I have to admit that the defense was way easier than I had anticipated. In fact, I got to spend much of the two hour question session talking about possibilities for future citizen science projects and the cool things that could be done with camera trap surveys. Once things settle down on my end, I’m looking forward to sharing some of my most recent results here on this blog.

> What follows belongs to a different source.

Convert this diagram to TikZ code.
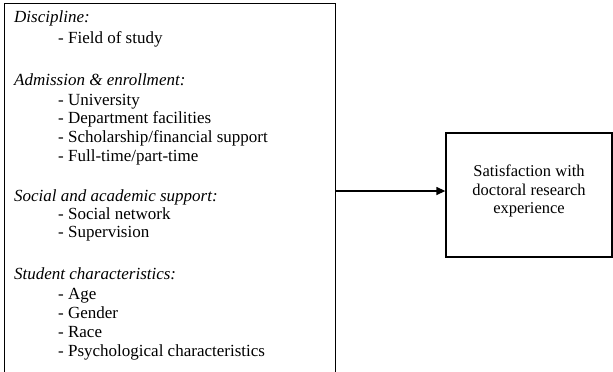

…But it might be a few weeks. Right now I’m in Brazil, crewing for my boyfriend in the world hot-air balloon championship. We are centered in Rio Clara, and this place is beautiful. Although more cultivated than some of the places we are used to flying (e.g. Serengeti), we have still managed to find some wildlife. When we (the chase vehicle) managed to find the landed balloon past a maze of 12-foot-tall sugar cane fields, the co-pilot looked at me nervously and said, “there are no hyenas in South America….right?” Because apparently they had seen a rather large canid ripping into some carcass on some abandoned hillside on the flight. And it turns out that there are maned wolves here, which is probably what they saw. Maned wolves actually vaguely resemble giant red foxes (~ 3 ft tall at the shoulder), and are in a genus all their own (Chrysocyon), and are considered “vulnerable” (as a species) by the Brazilian government. They are pretty cool.
Funny story. When I was applying to graduate school, long before I decided to work with Craig at the University of Minnesota, I had wanted to study maned wolves in the Brazilian cerrado (tropical savanna). And, in the end, I turned down an offer to do so in favor of coming to UMN. But wouldn’t you know it, 6 years later, here I was – right in the middle of maned-wolf country! Granted, *I* still haven’t seen a maned wolf here, as is usually the case. The balloon pilots, with their birds-eye view, always see the most spectacular things. We on the ground just hear about them.
But I’ve got nearly two more weeks here…and I’m on a mission to find me a maned wolf!